I always liked writing. Just for myself. I don’t know why, in the back of my school draft books. I would have songs. Just songs. Music was all around.”

When recalling her earliest memories with music she remembers:

“My aunt, who is no longer with us, she was a headteacher. And I remember she used to play for her school, I remember her playing ‘Fur Elise’. She used to always do this thing where she would pass percussion instruments around to the children.”

Natasha was raised with the carnival. The lights, the music, the dancing; throughout her childhood, she was raised to know how to be a performer. She put herself out there and started working on her music. She participated in multiple competitions, producing, songwriting, and eventually led to her start to focus on Soca music.

“I think within me that it’s a sound that and gave me a lot of Joy. If people say it’s happy music, so there’s just something in it that makes you want to dance and feel free.

“It’s not choreographed because the traditions of it are about freedom. When you go on the road and when you go on the stage, essentially you are free to do whatever you want.”

Soca music was first introduced as a mixture of South Asian instruments with Calypso. Calypso functioned as a political protest. People would use it to mock authority using music to express their feelings towards the injustices happening around them.

The Soca genre has birthed multiple highly recognisable hits throughout the years. Some like Who Let the Dogs Out?’, ‘Turn Me On’ and ‘Follow the Leader’. Unfortunately, this remains something unknown by many music fans.

The Soca genre has been struggling for several years. One of the main events in Trinidad dedicated to the cultural music being cancelled last year. The international Soca Monarch competition has fallen out of popularity in recent years, and in other countries will remain over the lack of focus on participating with appropriate music.

With the decrease in the Soca genre listeners Natasha explains:

“There was this massive debate because people have been playing less and less Soca [during carnival] and a lot more genres.”

There is a callout for more artists to try and focus on releasing the genre beyond the Carnival holiday. People are desperate for the Soca genre to persist and for artists to continue producing and making Soca music.

With the Soca genre working as a seasonal reliant genre, without Carnival to solely amplify it, the genre will struggle further to gain listeners.

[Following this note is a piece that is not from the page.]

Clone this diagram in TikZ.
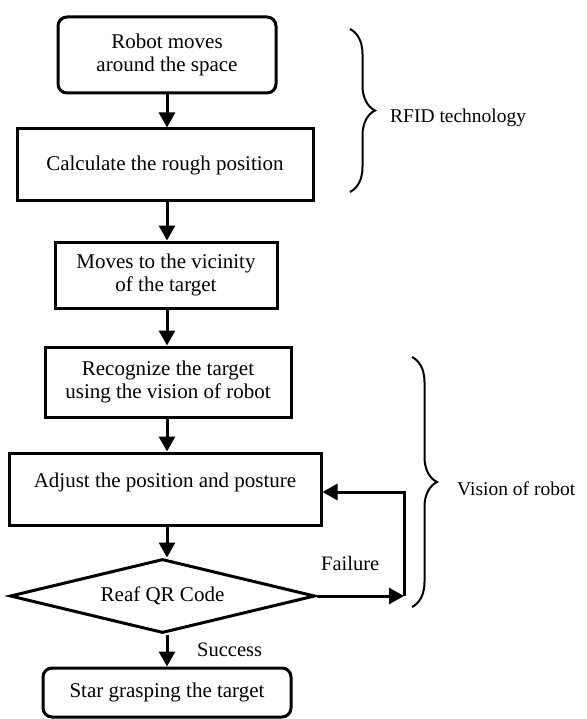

The possibility of social media applications such as TikTok, to be a solution in increasing Soca listenership, exists. It has been shown that even if a song does not flourish on the mainstream charts it could still prevail on the app. Social Media is seen by Natasha to have “levelled the playing field” for minority women. Despite the industry shutting those women down. These methods of promotion are open to anyone, in which music stays at the forefront of importance.